Но и это было не все. Копыленко, новый и. о. директора института, был профессором сопромата и грозой всех студентов, ибо ничего страшнее сопромата в институте на втором курсе не было. Люди сдавали ему контрольные и зачеты по пять-шесть раз. Копыленко славился строгостью, но вообще был человеком нелицеприятным. Кто знал сопромат, мог его не бояться. Так или иначе, один из студентов, озлобленный трудностями, написал в кабине мужской уборной: «Смерть Копыленко!»

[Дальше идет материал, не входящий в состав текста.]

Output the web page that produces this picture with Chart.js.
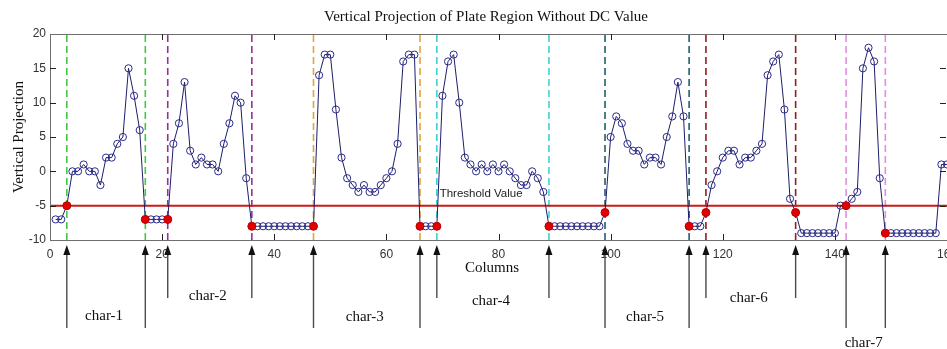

Это еще больше встревожило администрацию. Она пошла на самые решительные и необыкновенные меры. Для предотвращения дальнейших угроз в одну ночь была полностью нарушена приватность мужских уборных (о женских я ничего не знаю). Все двери туалетных кабин были сняты с петель и унесены в неизвестном направлении. Это повлекло разнообразные последствия. Маститые профессора должны были отправлять свои надобности в присутствии студентов, которые при этом еще гнусно ухмылялись. Были и другие неожиданности. В нашей группе учился Миша Ражберг, добродушный еврей из Бердичева, после войны перебравшийся на подмосковную станцию Клязьма. Миша удобно присел над унитазом, когда в уборную вошел старый интеллигент, профессор теоретической механики Николаев, имевший чистоплюйскую привычку мыть руки, входя в уборную, а не выходя из нее. Миша, увидев Николаева, счел, видимо, что было бы непочтительно с его стороны не поздороваться. Просияв двумя золотыми зубами, он приветствовал Николаева со своего места. Николаев брезгливо отвернулся.